Gareth Jones (6 June 1925 - 30 November 1958) was a British actor, chiefly remembered for the circumstances of his death, during the transmission of a live television play, Underground, part of the Armchair Theatre series.

== Biography ==

Jones was born in Lampeter, Wales.

== Career ==

Jones appeared in Dundee Repertory Theatre plays including "Petticoat Influence" (1952), The Beaver Coat (1952), "The Hollow Crown" (1952), "The Queen's Husband" (1952), "Young Madame Conti" (1952), and The Lark (1955).

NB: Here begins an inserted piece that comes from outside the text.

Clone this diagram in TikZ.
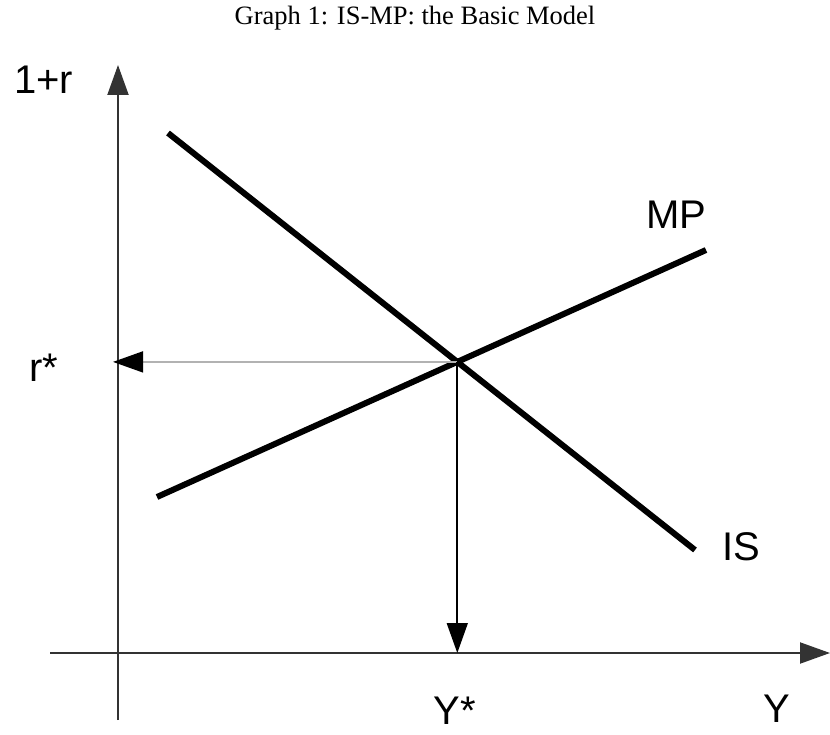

He also appeared in three other Armchair Theatre plays in 1958 - "Noon on Doomsday" (6 July 1958), "Trial By Candlelight" (22 June 1958), and "Miss Olive" (6 April 1958). Other TV appearances included the ITV Television Playhouse production of "Thunder on Sycamore Street" (11 October 1957), the BBC Television adaptation of Under Milk Wood (9 May 1957), the BBC series "Onion Boys" (1957), and "A Tale of Two Cities" (1957).

== Death ==
During a live television broadcast of the anthology series Armchair Theatre in the play Underground on the ITV network in the UK on 30 November 1958, Jones suffered a massive heart attack and died while off-camera between two of his scenes. Some contemporary news reports stated that he had suffered the heart attack while on camera, although most references claim that he was stricken while in a make-up chair, between scenes. However, actor Peter Bowles, also in the cast, recalled that "During transmission, a little group of us was talking on camera while awaiting the arrival of Gareth Jones's character, who had some information for us. We could see him coming up towards us, but we saw him fall. We had no idea what had happened, but he certainly wasn't coming our way".

Director Ted Kotcheff and the remaining cast were forced to improvise to carry the play to its conclusion, with producer Sydney Newman ordering Kotcheff to "shoot it like a football match". Coincidentally, Jones's character was to have suffered a fatal heart attack during the play.